Data section
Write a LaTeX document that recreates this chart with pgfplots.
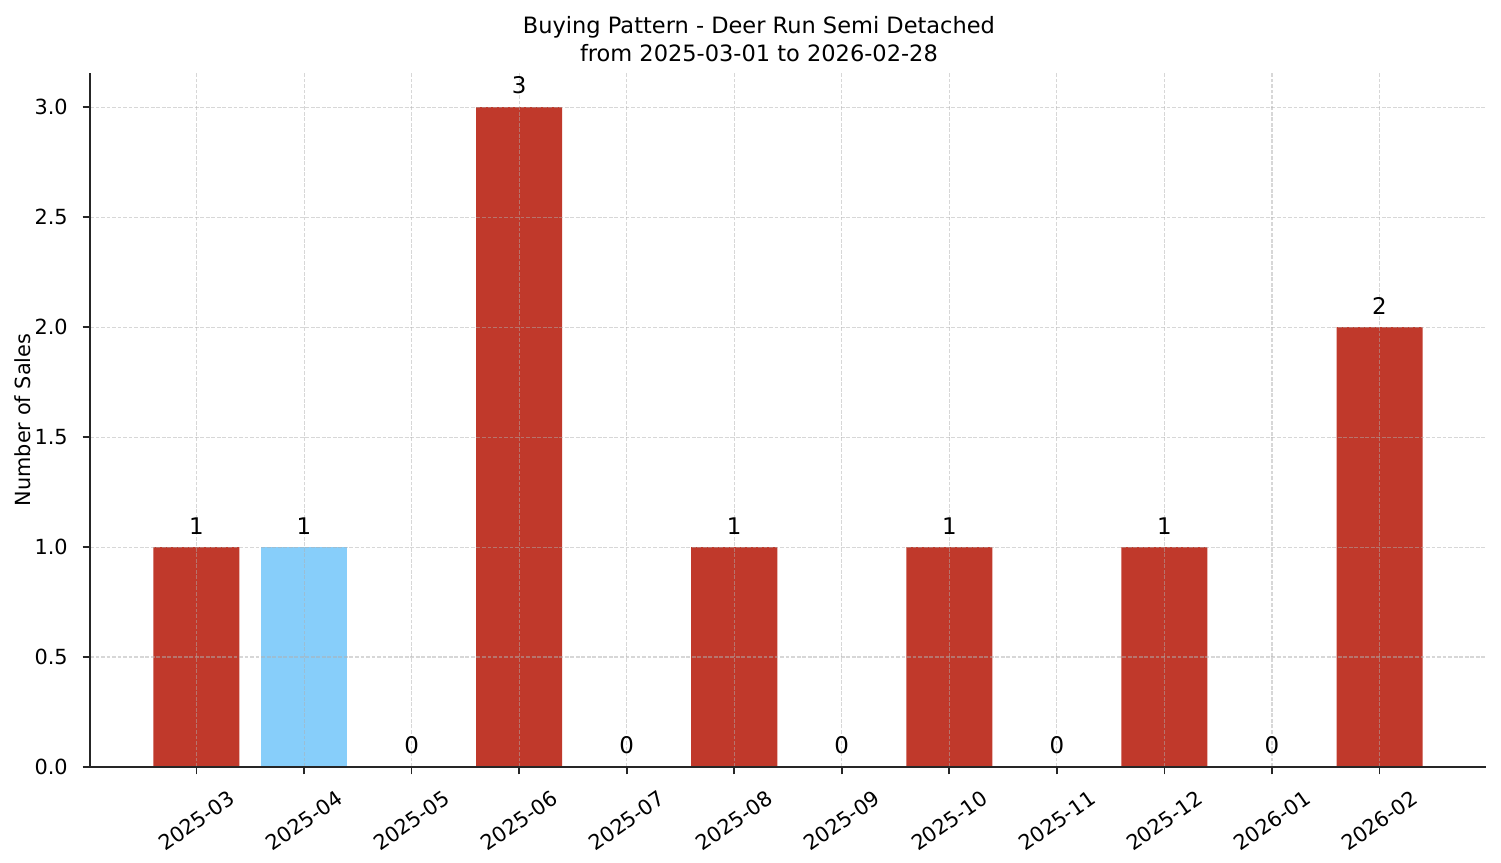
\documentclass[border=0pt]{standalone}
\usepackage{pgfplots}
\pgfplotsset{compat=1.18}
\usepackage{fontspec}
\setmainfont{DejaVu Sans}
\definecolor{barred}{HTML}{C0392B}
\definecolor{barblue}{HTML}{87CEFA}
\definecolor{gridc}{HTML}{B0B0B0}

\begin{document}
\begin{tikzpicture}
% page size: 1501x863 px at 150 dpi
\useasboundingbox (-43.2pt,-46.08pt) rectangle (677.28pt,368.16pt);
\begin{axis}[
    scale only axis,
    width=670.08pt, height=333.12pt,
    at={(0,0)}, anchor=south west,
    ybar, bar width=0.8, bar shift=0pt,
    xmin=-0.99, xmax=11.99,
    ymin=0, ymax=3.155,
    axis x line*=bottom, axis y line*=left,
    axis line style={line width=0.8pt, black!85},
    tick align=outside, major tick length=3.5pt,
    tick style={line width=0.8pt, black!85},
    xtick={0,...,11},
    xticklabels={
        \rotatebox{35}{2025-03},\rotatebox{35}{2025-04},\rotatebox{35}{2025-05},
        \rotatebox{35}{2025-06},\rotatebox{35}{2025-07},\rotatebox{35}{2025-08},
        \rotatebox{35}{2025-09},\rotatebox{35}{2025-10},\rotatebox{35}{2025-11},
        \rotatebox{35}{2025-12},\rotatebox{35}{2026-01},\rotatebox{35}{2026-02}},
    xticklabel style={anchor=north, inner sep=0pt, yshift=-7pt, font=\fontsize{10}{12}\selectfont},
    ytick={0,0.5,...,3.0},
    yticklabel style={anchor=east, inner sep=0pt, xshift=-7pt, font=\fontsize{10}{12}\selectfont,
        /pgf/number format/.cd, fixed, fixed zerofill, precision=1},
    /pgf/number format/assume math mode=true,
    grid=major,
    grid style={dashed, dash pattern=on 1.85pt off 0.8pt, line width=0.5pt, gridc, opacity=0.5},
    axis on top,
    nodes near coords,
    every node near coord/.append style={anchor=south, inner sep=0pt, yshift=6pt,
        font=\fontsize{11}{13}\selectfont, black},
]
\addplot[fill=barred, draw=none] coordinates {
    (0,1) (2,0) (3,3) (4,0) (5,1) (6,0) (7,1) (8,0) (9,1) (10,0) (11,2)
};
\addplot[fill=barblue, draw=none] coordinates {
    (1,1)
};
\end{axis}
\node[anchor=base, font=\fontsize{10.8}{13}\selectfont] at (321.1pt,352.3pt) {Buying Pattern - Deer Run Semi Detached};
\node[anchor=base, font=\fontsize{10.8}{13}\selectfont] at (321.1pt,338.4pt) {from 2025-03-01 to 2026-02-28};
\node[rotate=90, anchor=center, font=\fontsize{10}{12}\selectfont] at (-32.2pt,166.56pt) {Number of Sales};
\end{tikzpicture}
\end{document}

What is being asked
Reproduce the material above in full, exactly, with no images.

Exercise solution
Write a LaTeX document that recreates this chart with pgfplots.
\documentclass[border=0pt]{standalone}
\usepackage{pgfplots}
\pgfplotsset{compat=1.18}
\usepackage{fontspec}
\setmainfont{DejaVu Sans}
\definecolor{barred}{HTML}{C0392B}
\definecolor{barblue}{HTML}{87CEFA}
\definecolor{gridc}{HTML}{B0B0B0}

\begin{document}
\begin{tikzpicture}
% page size: 1501x863 px at 150 dpi
\useasboundingbox (-43.2pt,-46.08pt) rectangle (677.28pt,368.16pt);
\begin{axis}[
    scale only axis,
    width=670.08pt, height=333.12pt,
    at={(0,0)}, anchor=south west,
    ybar, bar width=0.8, bar shift=0pt,
    xmin=-0.99, xmax=11.99,
    ymin=0, ymax=3.155,
    axis x line*=bottom, axis y line*=left,
    axis line style={line width=0.8pt, black!85},
    tick align=outside, major tick length=3.5pt,
    tick style={line width=0.8pt, black!85},
    xtick={0,...,11},
    xticklabels={
        \rotatebox{35}{2025-03},\rotatebox{35}{2025-04},\rotatebox{35}{2025-05},
        \rotatebox{35}{2025-06},\rotatebox{35}{2025-07},\rotatebox{35}{2025-08},
        \rotatebox{35}{2025-09},\rotatebox{35}{2025-10},\rotatebox{35}{2025-11},
        \rotatebox{35}{2025-12},\rotatebox{35}{2026-01},\rotatebox{35}{2026-02}},
    xticklabel style={anchor=north, inner sep=0pt, yshift=-7pt, font=\fontsize{10}{12}\selectfont},
    ytick={0,0.5,...,3.0},
    yticklabel style={anchor=east, inner sep=0pt, xshift=-7pt, font=\fontsize{10}{12}\selectfont,
        /pgf/number format/.cd, fixed, fixed zerofill, precision=1},
    /pgf/number format/assume math mode=true,
    grid=major,
    grid style={dashed, dash pattern=on 1.85pt off 0.8pt, line width=0.5pt, gridc, opacity=0.5},
    axis on top,
    nodes near coords,
    every node near coord/.append style={anchor=south, inner sep=0pt, yshift=6pt,
        font=\fontsize{11}{13}\selectfont, black},
]
\addplot[fill=barred, draw=none] coordinates {
    (0,1) (2,0) (3,3) (4,0) (5,1) (6,0) (7,1) (8,0) (9,1) (10,0) (11,2)
};
\addplot[fill=barblue, draw=none] coordinates {
    (1,1)
};
\end{axis}
\node[anchor=base, font=\fontsize{10.8}{13}\selectfont] at (321.1pt,352.3pt) {Buying Pattern - Deer Run Semi Detached};
\node[anchor=base, font=\fontsize{10.8}{13}\selectfont] at (321.1pt,338.4pt) {from 2025-03-01 to 2026-02-28};
\node[rotate=90, anchor=center, font=\fontsize{10}{12}\selectfont] at (-32.2pt,166.56pt) {Number of Sales};
\end{tikzpicture}
\end{document}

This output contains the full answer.